Paul Dean : Flowers that kill

Paul Dean, "Flowers that Kill," mixed media collage, 24 x 24 in.

 
 

SECOND WEDNESDAY OPENING RECEPTION: 03/13, 6 - 9 P.M.
artICULATE aRTIST tALK: sUNDAY, 03/10 AT 4 P.M.
 

With his newest BRG exhibition, artist Paul Dean continues to use found objects and mixed media in creating collages which speak to perspectives of past, present, and future. Perpetually interested in time, its structure, and our experience of it, Dean speaks of the importance of realizing that the current moment is paramount and that the past and future, despite mental projections, is unfathomably vast and opaque.

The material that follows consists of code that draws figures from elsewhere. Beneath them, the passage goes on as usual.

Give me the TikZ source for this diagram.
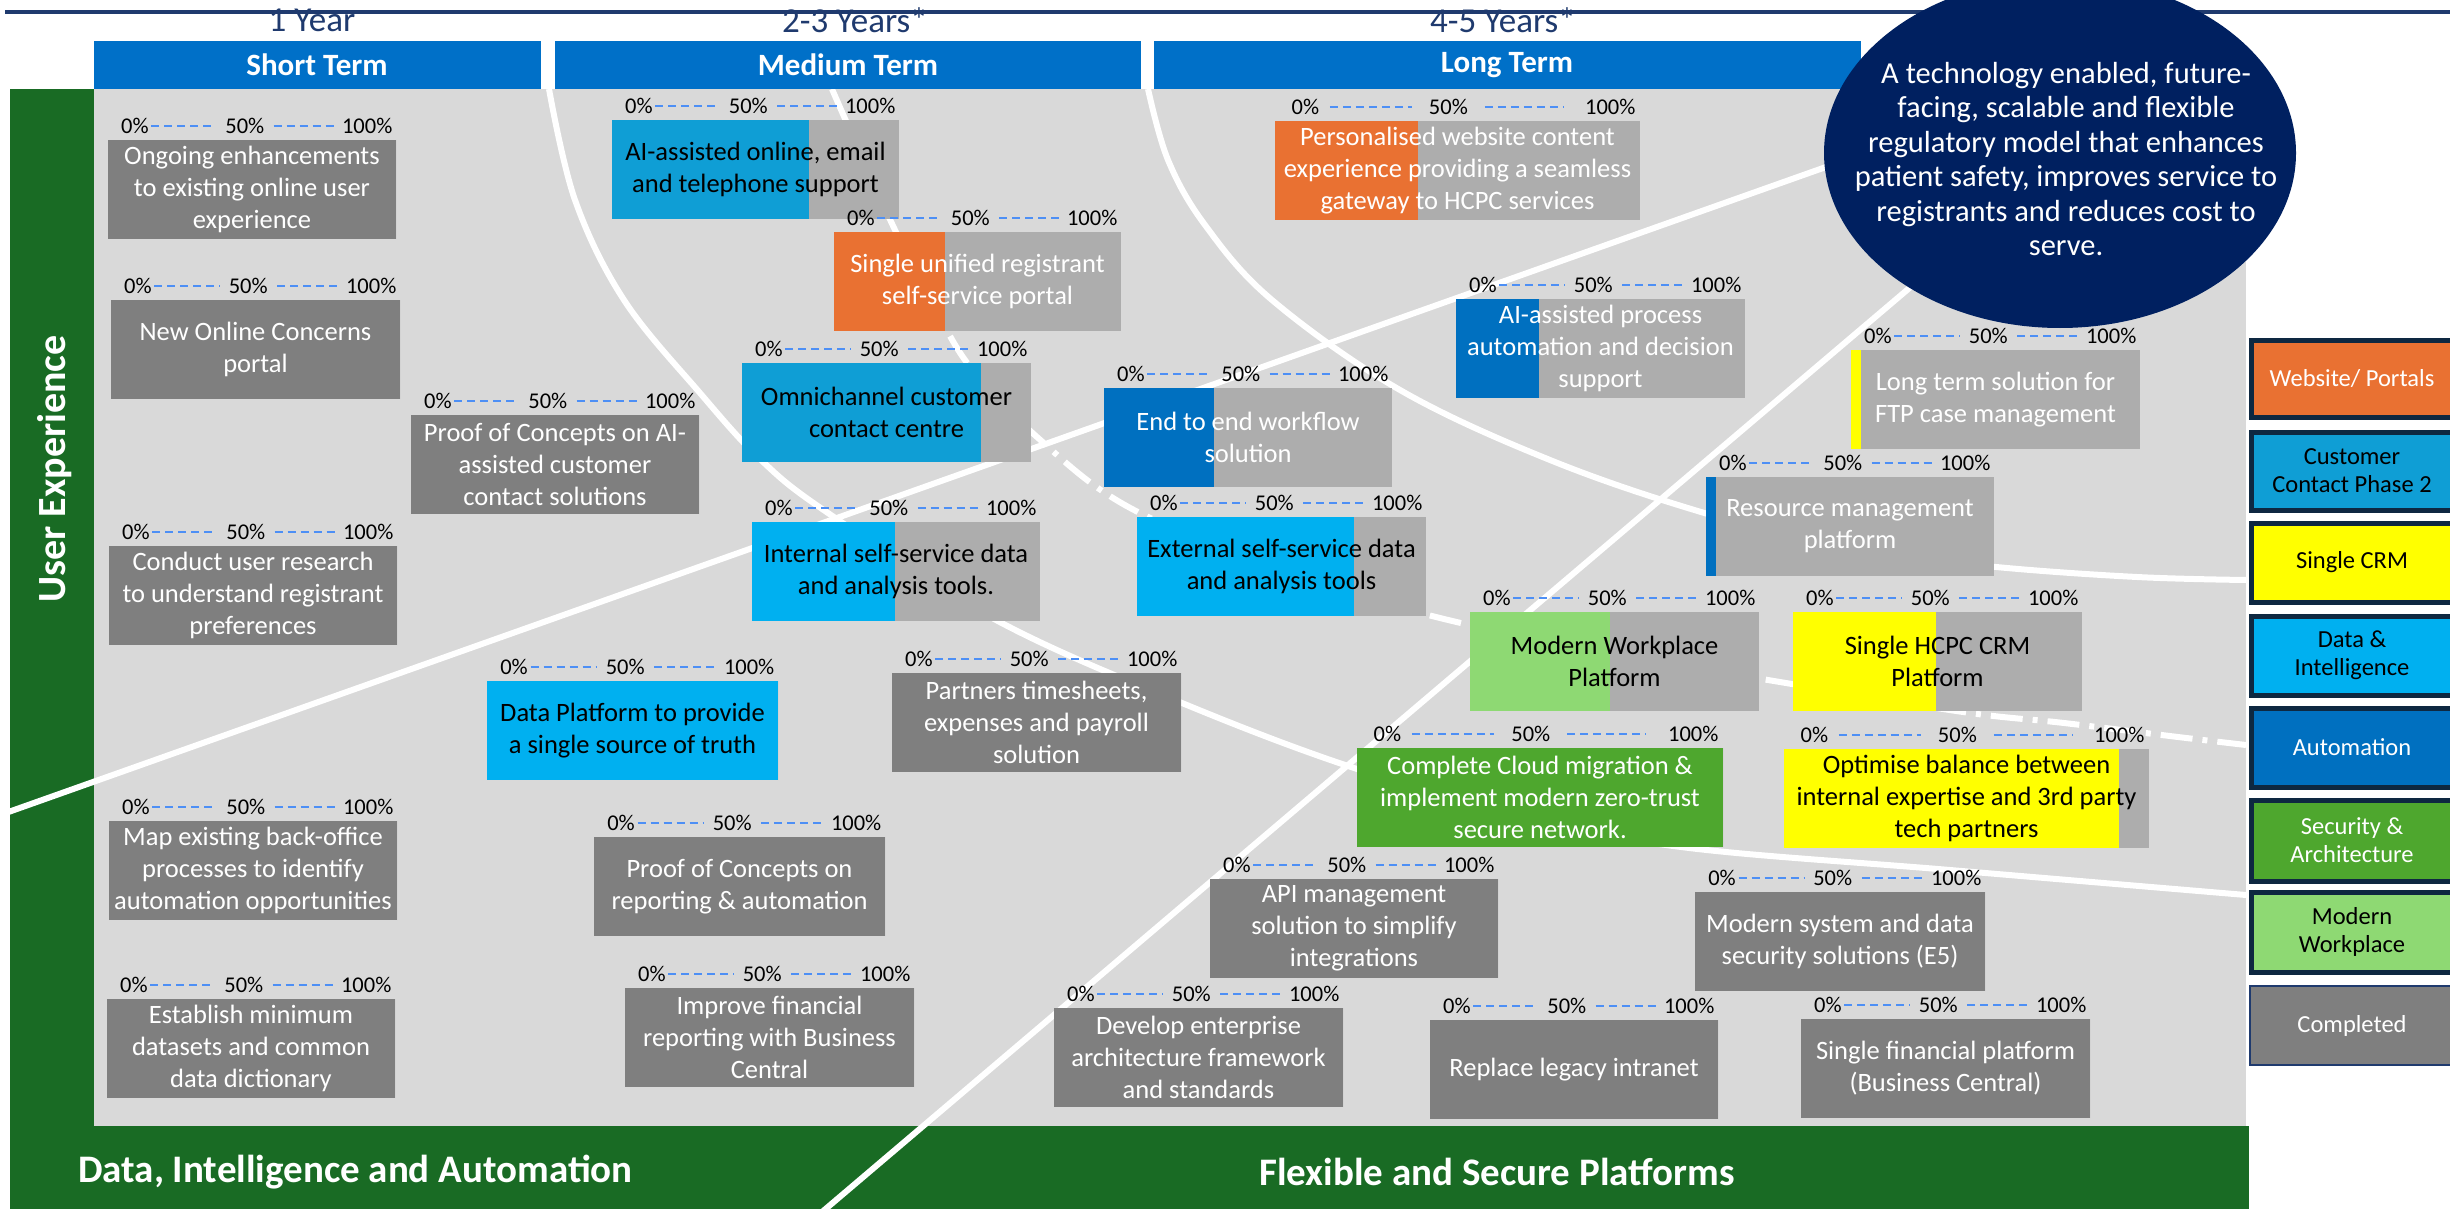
\documentclass[tikz,border=0pt]{standalone}
\usepackage{fontspec}
\setmainfont{Carlito}
\usetikzlibrary{shapes.geometric}
\definecolor{bggray}{HTML}{D9D9D9}
\definecolor{done}{HTML}{7F7F7F}
\definecolor{remain}{HTML}{ADADAD}
\definecolor{hdrblue}{HTML}{0070C8}
\definecolor{goalnavy}{HTML}{002060}
\definecolor{dkgreen}{HTML}{196B24}
\definecolor{corange}{HTML}{E97132}
\definecolor{cblue}{HTML}{0F9ED5}
\definecolor{ccyan}{HTML}{00B0F0}
\definecolor{cauto}{HTML}{0070C0}
\definecolor{csec}{HTML}{4EA72E}
\definecolor{cmw}{HTML}{8ED973}
\definecolor{cyel}{HTML}{FFFF00}
\definecolor{pctblue}{HTML}{4D8FF5}
\definecolor{lgborder}{HTML}{0E2841}
\definecolor{yearnavy}{HTML}{1F3A6E}
\tikzset{
  boxtext/.style={align=center,inner sep=0pt,font=\fontsize{26.5}{32}\selectfont},
  pct/.style={inner sep=0pt,text=black,font=\fontsize{22.5}{26}\selectfont},
  pctdash/.style={draw=pctblue,line width=2.5pt,dash pattern=on 8pt off 5pt},
  road/.style={draw=white,line width=6pt},
  hdr/.style={text=white,inner sep=0pt,font=\fontsize{31}{36}\selectfont\bfseries},
  yearlbl/.style={text=yearnavy,inner sep=0pt,font=\fontsize{35}{40}\selectfont},
  lgtext/.style={align=center,inner sep=0pt,font=\fontsize{24.5}{28}\selectfont},
  bartext/.style={text=white,inner sep=0pt,font=\fontsize{39}{44}\selectfont\bfseries}
}
% #1 name #2 left #3 top #4 right #5 progress end #6 fill #7 text colour #8 text
\newcommand{\rmbox}[8]{%
  \pgfmathsetmacro{\bw}{#4-#2}%
  \pgfmathsetmacro{\by}{#3-14}%
  \fill[#6] (#2,#3) rectangle (#5,{#3+99});
  \fill[remain] (#5,#3) rectangle (#4,{#3+99});
  \node[boxtext,text=#7] (#1) at ({(#2+#4)/2},{#3+49.5}) {#8};
  \node[pct,anchor=west] (#1-p0) at ({#2+0.045*\bw},\by) {0\%};
  \node[pct] (#1-p50) at ({#2+0.475*\bw},\by) {50\%};
  \node[pct,anchor=east] (#1-p100) at ({#4-0.012*\bw},\by) {100\%};
  \draw[pctdash] ({#2+0.15*\bw},\by) -- ({#2+0.375*\bw},\by);
  \draw[pctdash] ({#2+0.575*\bw},\by) -- ({#2+0.79*\bw},\by);
}
% #1 name #2 top #3 bottom #4 fill #5 text colour #6 text
\newcommand{\lgbox}[6]{%
  \draw[fill=#4,draw=lgborder,line width=5pt] (2251,#2) rectangle (2480,#3);
  \node[lgtext,text=#5] (#1) at (2352,{(#2+#3)/2}) {#6};
}
\begin{document}
\begin{tikzpicture}[x=1pt,y=-1pt]
\useasboundingbox (0,0) rectangle (2450,1209);
\clip (0,0) rectangle (2450,1209);
\fill[white] (0,0) rectangle (2450,1209);
% background areas
\fill[bggray] (94,89) rectangle (2246,1126);
\fill[dkgreen] (10,89) rectangle (94,1209);
\fill[dkgreen] (10,1126) rectangle (2249,1209);
% top line
\draw[yearnavy,line width=3.5pt] (5,12) -- (2450,12);
% white roads
\draw[road] plot[smooth,tension=0.6] coordinates {(549,89) (575,200) (624,300) (700,393) (761,460) (828,513) (996,620) (1182,703) (1354,768) (1520,815) (1681,847) (1950,870) (2246,895)};
\draw[road] plot[smooth,tension=0.6] coordinates {(1148,89) (1168,160) (1205,225) (1272,300) (1400,390) (1550,460) (1701,512) (1850,550) (1996,567) (2137,577) (2246,580)};
\draw[road] plot[smooth,tension=0.6] coordinates {(832,89) (850,130) (895,230) (925,285)};
\draw[road,dash pattern=on 32pt off 10pt on 5pt off 10pt] plot[smooth,tension=0.6] coordinates {(925,285) (965,360) (1037,437) (1134,510) (1300,575) (1440,618) (1620,655) (1780,682) (1963,712) (2064,723) (2178,737) (2246,745)};
\draw[road] (0,815) -- (1840,162);
\draw[road] (822,1212) -- (1940,262);
% short term
\rmbox{a1}{108}{140}{396}{396}{done}{white}{Ongoing enhancements\\to existing online user\\experience}
\rmbox{a2}{111}{300}{400}{400}{done}{white}{New Online Concerns\\portal}
\rmbox{a3}{109}{546}{397}{397}{done}{white}{Conduct user research\\to understand registrant\\preferences}
\rmbox{a4}{109}{821}{397}{397}{done}{white}{Map existing back-office\\processes to identify\\automation opportunities}
\rmbox{a5}{107}{999}{395}{395}{done}{white}{Establish minimum\\datasets and common\\data dictionary}
\rmbox{a6}{411}{415}{699}{699}{done}{white}{Proof of Concepts on AI-\\assisted customer\\contact solutions}
\rmbox{a7}{594}{837}{885}{885}{done}{white}{Proof of Concepts on\\reporting \& automation}
\rmbox{a8}{625}{988}{914}{914}{done}{white}{Improve financial\\reporting with Business\\Central}
\rmbox{a9}{892}{673}{1181}{1181}{done}{white}{Partners timesheets,\\expenses and payroll\\solution}
\rmbox{dp}{487}{681}{778}{778}{ccyan}{black}{Data Platform to provide\\a single source of truth}
% medium term
\rmbox{m1}{612}{120}{899}{809}{cblue}{black}{AI-assisted online, email\\and telephone support}
\rmbox{m2}{834}{232}{1121}{945}{corange}{white}{Single unified registrant\\self-service portal}
\rmbox{m3}{742}{363}{1031}{981}{cblue}{black}{Omnichannel customer\\contact centre}
\rmbox{m4}{752}{522}{1040}{895}{ccyan}{black}{Internal self-service data\\and analysis tools.}
\rmbox{m5}{1104}{388}{1392}{1214}{cauto}{white}{End to end workflow\\solution}
\rmbox{m6}{1137}{517}{1426}{1354}{ccyan}{black}{External self-service data\\and analysis tools}
% long term
\rmbox{l1}{1275}{121}{1640}{1418}{corange}{white}{Personalised website content\\experience providing a seamless\\gateway to HCPC services}
\rmbox{l2}{1456}{299}{1745}{1539}{cauto}{white}{AI-assisted process\\automation and decision\\support}
\rmbox{l3}{1851}{350}{2140}{1861}{cyel}{white}{Long term solution for\\FTP case management}
\rmbox{l4}{1706}{477}{1994}{1716}{cauto}{white}{Resource management\\platform}
\rmbox{l5}{1470}{612}{1759}{1610}{cmw}{black}{Modern Workplace\\Platform}
\rmbox{l6}{1793}{612}{2082}{1936}{cyel}{black}{Single HCPC CRM\\Platform}
\rmbox{l7}{1357}{748}{1723}{1723}{csec}{white}{Complete Cloud migration \&\\implement modern zero-trust\\secure network.}
\rmbox{l8}{1784}{749}{2149}{2119}{cyel}{black}{Optimise balance between\\internal expertise and 3rd party\\tech partners}
\rmbox{l9}{1210}{879}{1498}{1498}{done}{white}{API management\\solution to simplify\\integrations}
\rmbox{l10}{1695}{892}{1985}{1985}{done}{white}{Modern system and data\\security solutions (E5)}
\rmbox{l11}{1054}{1008}{1343}{1343}{done}{white}{Develop enterprise\\architecture framework\\and standards}
\rmbox{l12}{1430}{1020}{1718}{1718}{done}{white}{Replace legacy intranet}
\rmbox{l13}{1801}{1019}{2090}{2090}{done}{white}{Single financial platform\\(Business Central)}
% headers
\fill[hdrblue] (94,41) rectangle (541,89);
\fill[hdrblue] (555,41) rectangle (1141,89);
\fill[hdrblue] (1154,41) rectangle (1861,89);
\node[hdr] (hshort) at (317,65) {Short Term};
\node[hdr] (hmed) at (848,65) {Medium Term};
\node[hdr] (hlong) at (1507,65) {Long Term};
\node[yearlbl] (y1) at (312,20) {1 Year};
\node[yearlbl] (y2) at (855,20) {2-3 Years*};
\node[yearlbl] (y3) at (1503,20) {4-5 Years*};
% goal ellipse
\node[ellipse,fill=goalnavy,minimum width=472pt,minimum height=350pt,inner sep=0pt] (goal) at (2060,153) {};
\node[align=center,text=white,inner sep=0pt,font=\fontsize{30.5}{34.5}\selectfont] (goaltext) at (2066,159) {A technology enabled, future-\\facing, scalable and flexible\\regulatory model that enhances\\patient safety, improves service to\\registrants and reduces cost to\\serve.};
% side and bottom labels
\node[bartext,rotate=90,font=\fontsize{40}{44}\selectfont\bfseries] (ux) at (55,469) {User Experience};
\node[bartext,anchor=west] (dia) at (78,1172) {Data, Intelligence and Automation};
\node[bartext] (fsp) at (1497,1172) {Flexible and Secure Platforms};
% legend
\lgbox{lg1}{340}{417}{corange}{white}{Website/ Portals}
\lgbox{lg2}{432}{510}{cblue}{black}{Customer\\Contact Phase 2}
\lgbox{lg3}{523}{602}{cyel}{black}{Single CRM}
\lgbox{lg4}{616}{695}{ccyan}{black}{Data \&\\Intelligence}
\lgbox{lg5}{708}{787}{cauto}{white}{Automation}
\lgbox{lg6}{800}{881}{csec}{white}{Security \&\\Architecture}
\lgbox{lg7}{892}{972}{cmw}{black}{Modern\\Workplace}
\draw[fill=done,draw=yearnavy,line width=2.5pt] (2250,986) rectangle (2480,1065);
\node[lgtext,text=white] (lg8) at (2352,1025.5) {Completed};
\end{tikzpicture}
\end{document}
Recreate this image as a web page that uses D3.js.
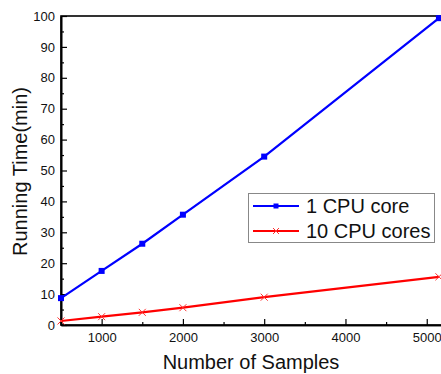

Paul Dean, "The Hot Summer Sun of 1968," mixed media, 24 in. diameter

“Just as science has shown that everything observed is affected by the observer, we can only look at the past from the perspective of the present,” Dean explains. “In this sense the past is a mirror, and it is a particularly tricky one. It is as if we were looking through translucent layers with varying optical densities, as events are obscured or seem to merge with the passing of time.”

Paul Dean currently serves as a professor of color theory, typography and graphic design history at Louisiana State University. Dean also serves as a freelance graphic designer and performs as a DJ.

His work has been exhibited at the Slidell Cultural Center, the LSU Union Art Gallery, The Southwest Missouri State University Student Exhibition Center, the University of Florida and the Margaret Harwell Art Museum in Poplar Bluff Missouri.


This exhibition is presented alongside the latest works from Christopher Brumfield, Leslie Elliottsmith, and Tom Richard. All works from these four artists are on view, free of charge, during normal gallery hours (12 - 6 p.m., Tue - Sun) through March 27, 2019.